## Available data
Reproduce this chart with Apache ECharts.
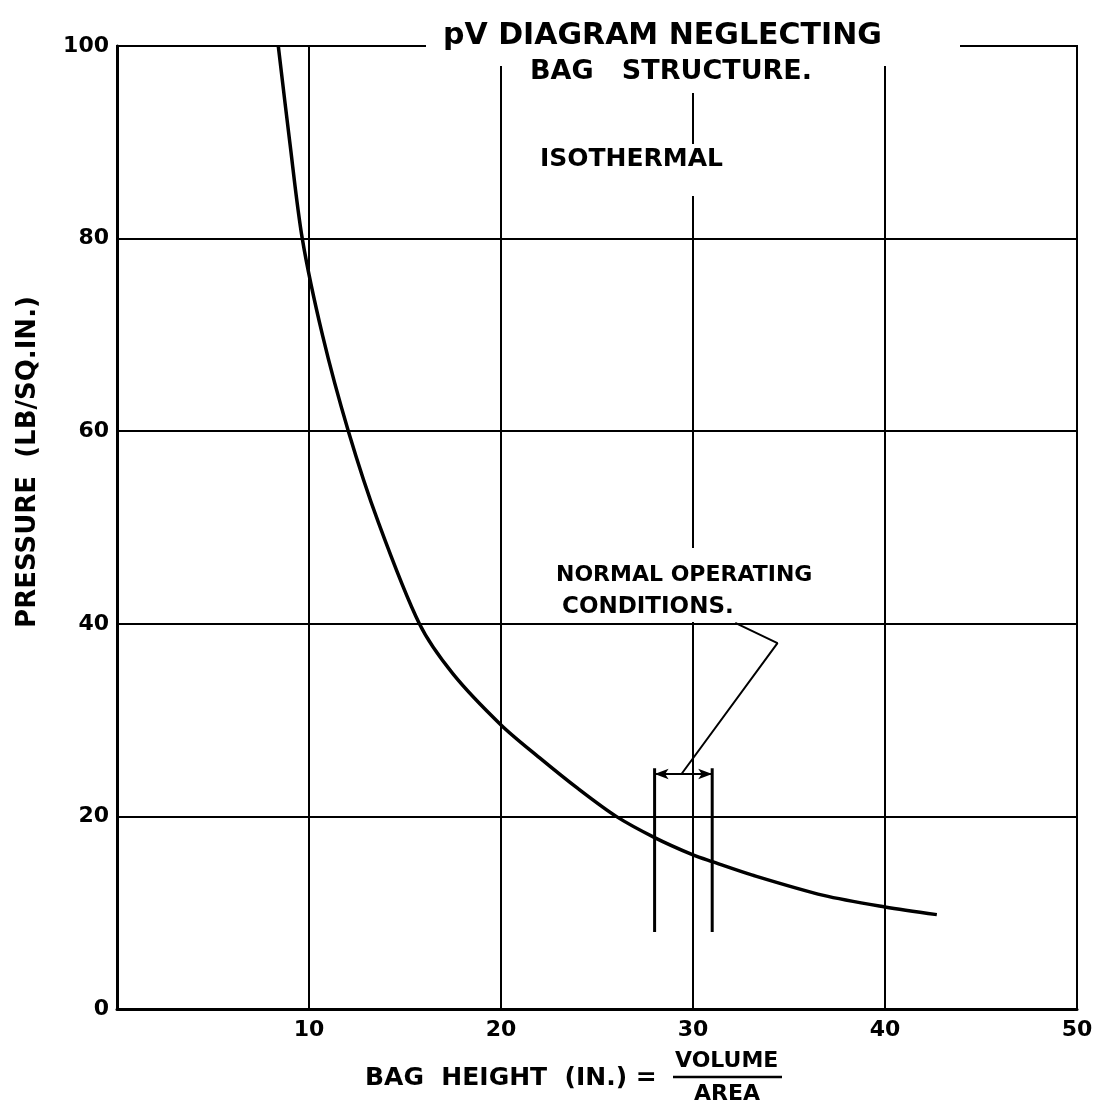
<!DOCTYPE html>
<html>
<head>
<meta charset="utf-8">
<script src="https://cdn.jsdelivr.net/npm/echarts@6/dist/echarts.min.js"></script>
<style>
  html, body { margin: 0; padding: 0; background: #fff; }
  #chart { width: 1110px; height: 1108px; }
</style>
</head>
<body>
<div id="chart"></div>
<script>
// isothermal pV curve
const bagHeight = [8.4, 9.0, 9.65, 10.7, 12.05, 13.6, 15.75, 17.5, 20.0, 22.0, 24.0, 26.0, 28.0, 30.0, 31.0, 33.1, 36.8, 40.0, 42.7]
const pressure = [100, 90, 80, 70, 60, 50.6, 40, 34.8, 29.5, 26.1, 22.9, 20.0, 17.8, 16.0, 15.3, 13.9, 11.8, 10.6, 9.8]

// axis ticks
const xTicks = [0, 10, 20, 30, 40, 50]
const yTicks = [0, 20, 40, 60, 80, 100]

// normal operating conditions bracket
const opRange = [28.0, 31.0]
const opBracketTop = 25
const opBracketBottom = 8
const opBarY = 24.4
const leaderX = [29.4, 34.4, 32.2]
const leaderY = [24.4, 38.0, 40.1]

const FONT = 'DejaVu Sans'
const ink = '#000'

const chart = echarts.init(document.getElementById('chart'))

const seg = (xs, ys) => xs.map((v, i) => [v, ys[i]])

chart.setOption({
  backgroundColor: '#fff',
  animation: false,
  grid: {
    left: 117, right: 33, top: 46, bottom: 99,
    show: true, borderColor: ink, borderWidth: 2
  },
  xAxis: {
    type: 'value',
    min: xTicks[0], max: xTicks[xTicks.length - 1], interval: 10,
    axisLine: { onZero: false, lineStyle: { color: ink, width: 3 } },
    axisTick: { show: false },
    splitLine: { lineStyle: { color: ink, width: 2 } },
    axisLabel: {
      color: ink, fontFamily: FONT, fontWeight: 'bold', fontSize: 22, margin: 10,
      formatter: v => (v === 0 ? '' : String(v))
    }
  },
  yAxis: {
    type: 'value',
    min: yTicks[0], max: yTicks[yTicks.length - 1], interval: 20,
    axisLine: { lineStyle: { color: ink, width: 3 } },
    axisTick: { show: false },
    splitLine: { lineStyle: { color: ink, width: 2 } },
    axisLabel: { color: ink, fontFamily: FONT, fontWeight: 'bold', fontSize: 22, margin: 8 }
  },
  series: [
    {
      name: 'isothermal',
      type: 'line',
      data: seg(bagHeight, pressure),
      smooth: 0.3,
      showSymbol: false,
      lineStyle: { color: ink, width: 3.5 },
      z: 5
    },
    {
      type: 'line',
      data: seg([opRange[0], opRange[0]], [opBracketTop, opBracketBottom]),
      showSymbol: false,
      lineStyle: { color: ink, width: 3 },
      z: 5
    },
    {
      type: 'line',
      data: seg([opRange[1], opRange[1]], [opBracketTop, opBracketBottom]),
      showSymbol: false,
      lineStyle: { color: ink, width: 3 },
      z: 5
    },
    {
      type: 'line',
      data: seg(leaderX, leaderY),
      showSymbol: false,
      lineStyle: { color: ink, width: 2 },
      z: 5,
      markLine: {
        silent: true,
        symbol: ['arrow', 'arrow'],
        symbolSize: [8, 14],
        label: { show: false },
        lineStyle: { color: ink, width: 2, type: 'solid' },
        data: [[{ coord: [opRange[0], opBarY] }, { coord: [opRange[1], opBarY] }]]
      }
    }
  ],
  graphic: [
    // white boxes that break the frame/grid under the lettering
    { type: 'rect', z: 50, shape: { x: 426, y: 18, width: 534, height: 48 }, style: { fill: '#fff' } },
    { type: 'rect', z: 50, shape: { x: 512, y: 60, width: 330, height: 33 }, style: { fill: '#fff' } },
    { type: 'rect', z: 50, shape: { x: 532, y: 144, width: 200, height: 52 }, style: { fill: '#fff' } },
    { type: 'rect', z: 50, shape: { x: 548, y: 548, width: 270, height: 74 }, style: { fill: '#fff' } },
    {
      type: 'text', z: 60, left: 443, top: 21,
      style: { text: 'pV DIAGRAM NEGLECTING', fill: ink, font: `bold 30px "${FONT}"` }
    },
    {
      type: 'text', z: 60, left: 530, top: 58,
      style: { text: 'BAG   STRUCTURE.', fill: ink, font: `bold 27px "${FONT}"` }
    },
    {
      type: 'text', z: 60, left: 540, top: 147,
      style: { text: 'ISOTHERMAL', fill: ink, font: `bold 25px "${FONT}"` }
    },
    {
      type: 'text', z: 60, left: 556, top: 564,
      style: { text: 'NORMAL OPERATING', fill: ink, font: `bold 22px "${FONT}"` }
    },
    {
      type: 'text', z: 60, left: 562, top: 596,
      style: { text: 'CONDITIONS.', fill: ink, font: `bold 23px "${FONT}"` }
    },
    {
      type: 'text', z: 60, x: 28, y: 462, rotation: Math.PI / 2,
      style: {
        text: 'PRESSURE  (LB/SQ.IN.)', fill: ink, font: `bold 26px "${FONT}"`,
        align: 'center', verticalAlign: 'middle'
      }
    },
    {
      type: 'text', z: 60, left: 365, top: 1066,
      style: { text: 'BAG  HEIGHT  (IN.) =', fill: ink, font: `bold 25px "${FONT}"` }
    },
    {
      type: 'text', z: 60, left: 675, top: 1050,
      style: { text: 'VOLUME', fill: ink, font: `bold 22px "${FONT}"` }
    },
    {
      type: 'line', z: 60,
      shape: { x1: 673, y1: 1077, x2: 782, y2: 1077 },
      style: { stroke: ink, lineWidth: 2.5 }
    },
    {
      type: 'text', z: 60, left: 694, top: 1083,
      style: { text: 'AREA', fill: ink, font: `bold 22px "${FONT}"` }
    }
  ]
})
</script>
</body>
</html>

* * *

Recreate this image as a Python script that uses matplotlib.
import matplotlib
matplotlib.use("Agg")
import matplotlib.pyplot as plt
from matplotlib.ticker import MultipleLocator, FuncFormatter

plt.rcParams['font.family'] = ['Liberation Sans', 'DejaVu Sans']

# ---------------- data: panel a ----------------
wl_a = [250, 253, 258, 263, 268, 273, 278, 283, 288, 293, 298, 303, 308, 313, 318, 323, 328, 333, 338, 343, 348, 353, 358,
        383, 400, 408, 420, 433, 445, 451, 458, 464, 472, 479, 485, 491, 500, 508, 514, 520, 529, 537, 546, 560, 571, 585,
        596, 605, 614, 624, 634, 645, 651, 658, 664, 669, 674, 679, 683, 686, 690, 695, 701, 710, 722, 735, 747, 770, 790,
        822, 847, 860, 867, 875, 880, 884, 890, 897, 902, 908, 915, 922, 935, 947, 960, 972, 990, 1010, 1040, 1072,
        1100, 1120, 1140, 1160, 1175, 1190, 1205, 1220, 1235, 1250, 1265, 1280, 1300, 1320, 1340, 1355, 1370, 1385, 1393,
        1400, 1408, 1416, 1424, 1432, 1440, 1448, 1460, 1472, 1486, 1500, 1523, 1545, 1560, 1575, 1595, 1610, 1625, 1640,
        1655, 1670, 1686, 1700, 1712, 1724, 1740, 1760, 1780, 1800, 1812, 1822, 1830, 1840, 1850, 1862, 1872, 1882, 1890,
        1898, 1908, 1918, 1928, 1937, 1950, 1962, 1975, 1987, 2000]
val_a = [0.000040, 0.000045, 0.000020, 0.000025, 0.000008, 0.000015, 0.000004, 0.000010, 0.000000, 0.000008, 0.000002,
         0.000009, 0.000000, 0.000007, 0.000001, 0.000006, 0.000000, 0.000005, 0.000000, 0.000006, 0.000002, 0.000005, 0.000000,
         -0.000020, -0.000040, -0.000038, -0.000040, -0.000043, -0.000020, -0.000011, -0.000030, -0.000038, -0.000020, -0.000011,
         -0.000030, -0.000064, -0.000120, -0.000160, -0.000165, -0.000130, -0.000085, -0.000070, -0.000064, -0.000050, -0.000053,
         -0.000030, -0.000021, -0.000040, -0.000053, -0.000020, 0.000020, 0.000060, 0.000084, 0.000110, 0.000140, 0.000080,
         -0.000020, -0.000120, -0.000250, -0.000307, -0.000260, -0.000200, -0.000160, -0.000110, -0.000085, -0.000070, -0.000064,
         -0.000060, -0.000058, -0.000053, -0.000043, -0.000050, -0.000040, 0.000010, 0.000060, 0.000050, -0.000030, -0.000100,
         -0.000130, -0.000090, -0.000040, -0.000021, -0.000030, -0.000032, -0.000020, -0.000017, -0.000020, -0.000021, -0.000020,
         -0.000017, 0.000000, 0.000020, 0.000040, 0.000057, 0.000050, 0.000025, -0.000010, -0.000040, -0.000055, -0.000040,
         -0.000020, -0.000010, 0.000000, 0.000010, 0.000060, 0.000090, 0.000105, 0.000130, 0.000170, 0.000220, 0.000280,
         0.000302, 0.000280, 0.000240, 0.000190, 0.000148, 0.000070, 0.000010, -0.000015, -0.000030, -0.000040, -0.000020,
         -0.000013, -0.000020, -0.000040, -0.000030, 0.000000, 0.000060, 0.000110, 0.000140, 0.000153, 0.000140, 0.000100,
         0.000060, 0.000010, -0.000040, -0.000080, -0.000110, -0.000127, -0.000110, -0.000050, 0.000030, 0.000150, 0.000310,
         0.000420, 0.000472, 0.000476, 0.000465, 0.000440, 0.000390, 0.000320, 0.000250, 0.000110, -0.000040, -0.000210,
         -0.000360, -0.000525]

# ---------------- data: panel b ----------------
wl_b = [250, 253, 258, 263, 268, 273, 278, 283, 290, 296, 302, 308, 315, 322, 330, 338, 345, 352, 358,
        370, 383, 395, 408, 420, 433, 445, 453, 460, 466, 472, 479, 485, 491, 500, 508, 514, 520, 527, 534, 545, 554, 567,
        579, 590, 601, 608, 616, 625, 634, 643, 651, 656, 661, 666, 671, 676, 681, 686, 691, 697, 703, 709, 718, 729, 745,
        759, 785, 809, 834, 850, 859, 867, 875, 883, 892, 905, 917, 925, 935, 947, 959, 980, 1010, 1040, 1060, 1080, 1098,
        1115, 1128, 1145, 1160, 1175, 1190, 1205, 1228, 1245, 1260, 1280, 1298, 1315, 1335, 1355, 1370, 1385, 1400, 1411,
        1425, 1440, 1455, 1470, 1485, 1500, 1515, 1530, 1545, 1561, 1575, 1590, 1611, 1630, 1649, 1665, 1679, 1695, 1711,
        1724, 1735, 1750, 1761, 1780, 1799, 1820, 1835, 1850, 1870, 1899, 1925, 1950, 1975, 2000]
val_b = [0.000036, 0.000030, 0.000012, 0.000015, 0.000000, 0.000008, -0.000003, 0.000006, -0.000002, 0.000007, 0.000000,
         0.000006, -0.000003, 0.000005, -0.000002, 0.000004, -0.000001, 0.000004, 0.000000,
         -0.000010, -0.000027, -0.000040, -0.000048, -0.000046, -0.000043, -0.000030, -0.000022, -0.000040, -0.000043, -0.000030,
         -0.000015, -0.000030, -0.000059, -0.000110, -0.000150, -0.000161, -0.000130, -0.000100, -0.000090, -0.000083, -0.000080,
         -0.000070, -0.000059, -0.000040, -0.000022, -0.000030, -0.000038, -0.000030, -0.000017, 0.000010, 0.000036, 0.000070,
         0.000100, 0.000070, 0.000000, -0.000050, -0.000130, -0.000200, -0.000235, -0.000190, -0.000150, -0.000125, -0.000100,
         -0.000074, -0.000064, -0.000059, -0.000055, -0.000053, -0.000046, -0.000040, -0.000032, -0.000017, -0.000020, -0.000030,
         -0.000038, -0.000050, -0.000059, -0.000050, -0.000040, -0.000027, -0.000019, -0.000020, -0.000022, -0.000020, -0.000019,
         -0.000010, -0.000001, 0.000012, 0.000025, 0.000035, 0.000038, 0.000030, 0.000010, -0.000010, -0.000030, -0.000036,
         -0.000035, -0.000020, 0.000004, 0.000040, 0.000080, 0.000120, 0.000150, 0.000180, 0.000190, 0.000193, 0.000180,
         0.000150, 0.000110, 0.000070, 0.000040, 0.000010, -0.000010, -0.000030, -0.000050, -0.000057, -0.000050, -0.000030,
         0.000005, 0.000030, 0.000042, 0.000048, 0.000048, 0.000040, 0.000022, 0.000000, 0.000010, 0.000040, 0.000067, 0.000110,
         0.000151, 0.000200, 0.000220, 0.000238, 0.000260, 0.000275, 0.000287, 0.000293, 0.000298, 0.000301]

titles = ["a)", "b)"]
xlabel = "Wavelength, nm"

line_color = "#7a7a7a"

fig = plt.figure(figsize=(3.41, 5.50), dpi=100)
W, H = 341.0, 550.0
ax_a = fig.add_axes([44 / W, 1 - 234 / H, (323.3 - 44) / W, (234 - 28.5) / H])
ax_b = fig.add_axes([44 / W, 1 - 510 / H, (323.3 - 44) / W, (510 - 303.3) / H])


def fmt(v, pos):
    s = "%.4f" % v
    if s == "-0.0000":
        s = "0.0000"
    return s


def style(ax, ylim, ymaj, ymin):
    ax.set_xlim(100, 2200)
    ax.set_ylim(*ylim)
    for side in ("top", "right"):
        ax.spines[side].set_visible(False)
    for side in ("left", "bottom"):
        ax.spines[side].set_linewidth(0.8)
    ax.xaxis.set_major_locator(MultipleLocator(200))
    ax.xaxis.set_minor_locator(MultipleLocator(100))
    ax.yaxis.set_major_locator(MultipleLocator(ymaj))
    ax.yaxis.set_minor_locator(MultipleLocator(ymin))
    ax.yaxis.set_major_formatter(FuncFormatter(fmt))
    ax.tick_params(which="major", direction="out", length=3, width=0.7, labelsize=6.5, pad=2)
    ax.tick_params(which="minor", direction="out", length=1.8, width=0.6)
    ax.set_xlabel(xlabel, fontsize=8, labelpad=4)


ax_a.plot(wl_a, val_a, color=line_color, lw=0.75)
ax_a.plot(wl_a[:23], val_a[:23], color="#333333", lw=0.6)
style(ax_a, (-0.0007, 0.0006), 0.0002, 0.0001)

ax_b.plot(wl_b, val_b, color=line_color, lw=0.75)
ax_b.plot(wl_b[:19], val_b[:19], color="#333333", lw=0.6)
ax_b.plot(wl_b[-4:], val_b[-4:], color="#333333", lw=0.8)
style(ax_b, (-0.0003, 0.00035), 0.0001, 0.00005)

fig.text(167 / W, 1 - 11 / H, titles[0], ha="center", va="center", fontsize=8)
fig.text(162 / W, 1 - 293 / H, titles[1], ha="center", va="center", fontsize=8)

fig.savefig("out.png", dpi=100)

--

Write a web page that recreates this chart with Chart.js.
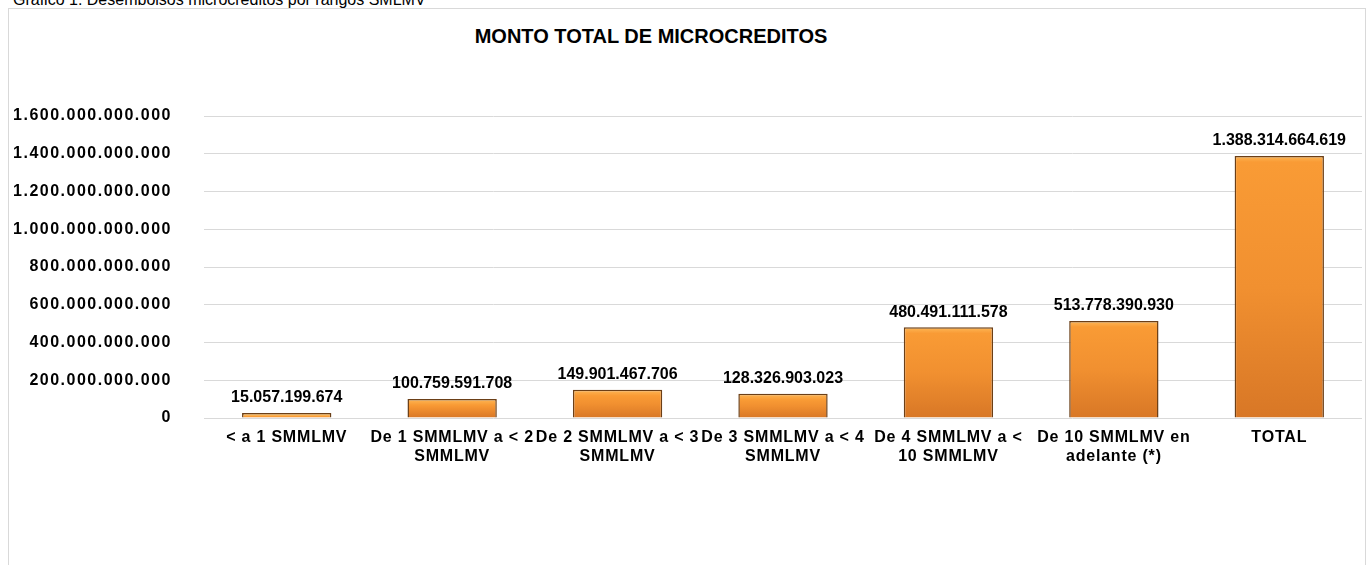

## Short task
Take the material above and output only the lines from the one that contains "Reproduce this chart with Apache ECharts." through the one that contains "11.8, 10.6, 9.8]", ends included and images left out.

## Reply
Reproduce this chart with Apache ECharts.
<!DOCTYPE html>
<html>
<head>
<meta charset="utf-8">
<script src="https://cdn.jsdelivr.net/npm/echarts@6/dist/echarts.min.js"></script>
<style>
  html, body { margin: 0; padding: 0; background: #fff; }
  #chart { width: 1110px; height: 1108px; }
</style>
</head>
<body>
<div id="chart"></div>
<script>
// isothermal pV curve
const bagHeight = [8.4, 9.0, 9.65, 10.7, 12.05, 13.6, 15.75, 17.5, 20.0, 22.0, 24.0, 26.0, 28.0, 30.0, 31.0, 33.1, 36.8, 40.0, 42.7]
const pressure = [100, 90, 80, 70, 60, 50.6, 40, 34.8, 29.5, 26.1, 22.9, 20.0, 17.8, 16.0, 15.3, 13.9, 11.8, 10.6, 9.8]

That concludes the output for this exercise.